Recently we all got a good laugh out of a Newsweek article, “Hype Alert: Why Cyberspace Isn’t, And Never Will Be, Nirvana,” written in 1995 by the otherwise brilliant Clifford Stoll. Even Stoll himself seemed to get a bit of a laugh out of it after Three Word Chant disinterred it and Boing Boing broadcast it to its worldwide audience. But I am going to jump to his defense.
Many moons ago, I read Stoll’s The Cuckoo’s Egg, the story of how he hunted a “spy” who tried to sell intelligence gained by exploiting security gaps in internetworked computers to the KGB. (The story of this “spy,” Markus Hess, is told in the excellent film 23.) Being a geek, I loved Stoll’s book, so I decided to read everything else by him that I could get my hands on. My local library had Silicon Snake Oil, his 1996 book that elaborates his argument in the Newsweek article. True, there are passages in the book which are just embarrassing with 20/20 hindsight. For instance, Stoll argues in the book that email communication is undependable and that postcards reach their recipients more quickly and reliably. He gives an account of an experiment he undertook to prove this to boot. Despite inherent weaknesses of email communication, this is of course utter nonsense.
But the main point of the book is the hype alert: technology cannot solve all our problems. Writing in the mid-1990s, Stoll was not only responding to the triumphalist information superhighway cant spurred on by then-Vice President Al Gore, but also to changing attitudes toward basic social goods like education. The idea that these goods should be provided in noncommodified form had been taking a beating for well over a decade at this point, but it took Clinton and Gore and their Democratic Leadership Council goons and other purportedly apolitical policy wonks to really transform the mindset across the political spectrum. Let’s call this the rise of wonkism. (Not coincidentally, the term “policy wonk” became an established part of the political vocabulary with the ascendancy of Clinton and Gore, making the front page of The New York Times for the first time in July 1992.) After the rise and triumph of the wonkists, the salient questions of public debate were rarely questions of politics—that is, of how the general set-up could and should be formed—but of policy, of how to solve problems within the given set-up. Derided now as “ideology,” wonkists regarded big questions as passé in the post-ideological age that the 1990s heralded. Instead, they valued the technical fix. A slightly different way to put this is that U.S. society transformed from a society of discipline into a society of control.

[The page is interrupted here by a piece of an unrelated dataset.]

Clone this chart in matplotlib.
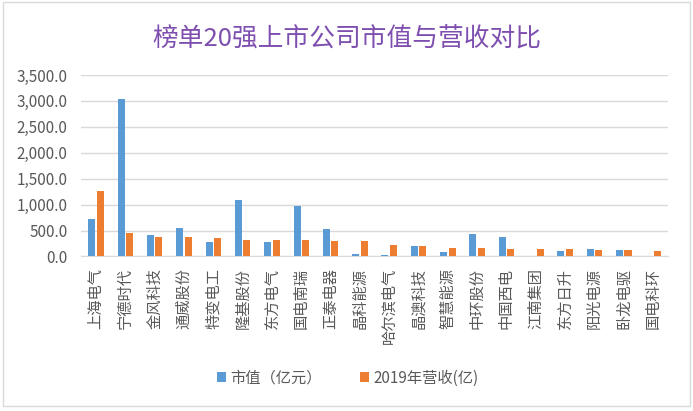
import matplotlib
matplotlib.use('Agg')
import matplotlib.pyplot as plt
import numpy as np
from matplotlib.patches import Rectangle

plt.rcParams['font.family'] = ['Noto Sans CJK SC', 'DejaVu Sans']

# 公司名称与数据（亿）
companies = ['上海电气', '宁德时代', '金风科技', '通威股份', '特变电工', '隆基股份',
             '东方电气', '国电南瑞', '正泰电器', '晶科能源', '哈尔滨电气', '晶澳科技',
             '智慧能源', '中环股份', '中国西电', '江南集团', '东方日升', '阳光电源',
             '卧龙电驱', '国电科环']
market_cap = [728, 3028, 419, 554, 284, 1095, 284, 979, 535, 45, 26, 199,
              83, 429, 372, 0, 103, 141, 122, 0]
revenue_2019 = [1269, 457, 380, 380, 361, 322, 322, 322, 303, 295, 218, 199,
                160, 160, 141, 141, 141, 122, 122, 103]
yticks = [0, 500, 1000, 1500, 2000, 2500, 3000, 3500]

fig = plt.figure(figsize=(6.93, 4.11), dpi=100)
ax = fig.add_axes([0.1175, 0.376, 0.8460, 0.4415])

x = np.arange(len(companies))
w = 0.24
ax.bar(x - 0.145, market_cap, width=w, color='#5B9BD5', label='市值（亿元）', zorder=3)
ax.bar(x + 0.145, revenue_2019, width=w, color='#ED7D31', label='2019年营收(亿)', zorder=3)

ax.set_xlim(-0.5, len(companies) - 0.5)
ax.set_ylim(0, 3500)
ax.set_yticks(yticks)
ax.set_yticklabels([f'{v:,.1f}' for v in yticks], fontsize=11, color='#595959')
ax.yaxis.grid(True, color='#D9D9D9', linewidth=1, zorder=0)
ax.set_xticks(x)
ax.set_xticklabels(companies, rotation=90, fontsize=11, color='#595959')
ax.tick_params(axis='both', length=0)
ax.tick_params(axis='y', pad=10)
ax.tick_params(axis='x', pad=8)
for s in ['left', 'right', 'top']:
    ax.spines[s].set_visible(False)
ax.spines['bottom'].set_color('#D9D9D9')

fig.text(0.5, 0.907, '榜单20强上市公司市值与营收对比', ha='center', va='center',
         fontsize=18.5, color='#7F4FB0')

fig.legend(loc='center', bbox_to_anchor=(0.502, 0.08), ncol=2, frameon=False,
           fontsize=11, handlelength=0.6, handleheight=0.6, columnspacing=2.5,
           handletextpad=0.3, labelcolor='#595959')

fig.patches.append(Rectangle((0.004, 0.012), 0.992, 0.984, transform=fig.transFigure,
                             fill=False, edgecolor='#D9D9D9', linewidth=1))

fig.savefig('out.png', dpi=100)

But what does all this have to do with Cliff Stoll? Stoll, in railing against “interactive libraries,” “multimedia classrooms” and “electronic town meetings,” insists that the technical fix will not save civic institutions, least of all schools. “Who needs teachers when you’ve got computer-aided education? Bah.” Curmudgeonly? Sure. But what has the last decade or so taught us? The technical fix, not so much in the shape of multimedia classrooms but as incessant standardized testing, really did zilch to save public education. On the contrary, it just exacerbated the crisis. In fact, the chief architect of this technocratic indicator-based policy now argues against it. Perhaps hiring more teachers and training them well would have been a better use for all that money than shiny new technology. And at the end of the day, that was Cliff Stoll’s point.
We should not be too smug. Sure, e-books are a reality, contra Stoll’s 1995 claim, as are virtual communities, useful reference sites, and more. But a little negative thinking, skepticism and, frankly, curmudgeonliness is needed in face of triumphalist proclamations that technological innovation suffices to build a good society and a more just world. Not just in the naïve post-cold war 1990s, but to this very day.